A explicação literária, recaindo sobre a forma e sobre o fundo, e os exercícios de recitação e de redação são assim associados, por forma que o futuro «orador» aprenda noções gerais de carácter enciclopédico e adquira atitudes distintas, próprias de quem usa da palavra.

À Gramática seguia-se o estudo da Retórica, ou Eloquência, cujo sistema, enquanto «ciência de falar bem», Quintiliano expôs nos Livros II-XI da Instituição oratória.

Sob o posto didático, cumpre atentar principalmente nas suas opiniões acerca das leituras e dos exercícios de redação e de declamação (declamationes).

O orador carece de amplos e variados conhecimentos, em especial de História, por ser um tesouro de exemplos, de Filosofia, assim teórica como prática ou ética, e de Direito, que prepara para a advocacia e, de modo geral, para a intervenção nas causas e assuntos da vida pública. Considerou, por isso, como leituras preferíveis os escritos de Cícero e de Tito Lívio e os livros de Filosofia e de Direito, os quais devem ser lidos nos originais e não nas seletas ou antologias, pois não é conveniente separar um texto do respetivo contexto.

No desenvolvimento do ideal expresso na máxima de que o orador deve ser «vir bonus, peritus dicendi», Quintiliano considerou a oratória uma «virtude». É que, a seu ver, após Catão-o-Velho e Cícero, e de acordo com as exigências da própria cultura romana, o perfeito orador tem de ser moralmente um indivíduo bem constituído, em cuja mente e conduta o falar e o atuar, o pensar e o viver coincidam. Do seu comportamento e apresentação deve desprender-se a impressão da dignidade e da seriedade, tanto mais que exercendo a eloquência grande poder de persuasão, o orador tem por dever empregá-la com finalidade moral.

O ideal do perfeito orador conjuga, assim, a correção e elegância do dizer, o saber, a justeza de pensamento, a largueza de vistas e a bondade e seriedade do carácter. Três condições e factores o preparam e formam: a natureza, entendendo por tal os dotes e capacidades nativas, físicas, intelectuais e morais; o ensino, que é adjuvante e complemento das disposições naturais; e o hábito, que se constitui pelo exercício.

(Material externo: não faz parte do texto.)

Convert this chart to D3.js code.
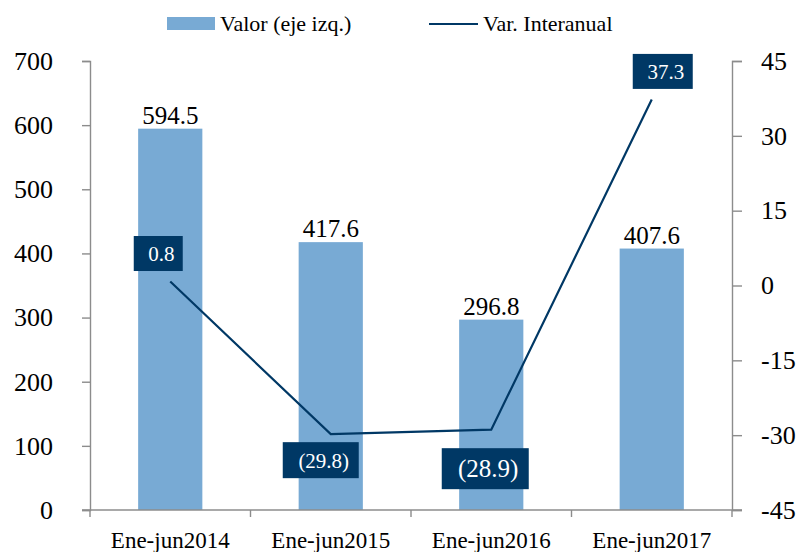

A Instituição oratória não tem similar na literatura pedagógica romana; contém muitas e valiosas observações sobre os educandos e sobre a disciplina e os deveres dos mestres. A sua influência foi muito grande durante a Renascença, depois de Poggio haver descoberto (1416) o texto completo, do qual a Idade Média somente conhecera partes, tornando-se, por assim dizer, o livro-base da formação humanista.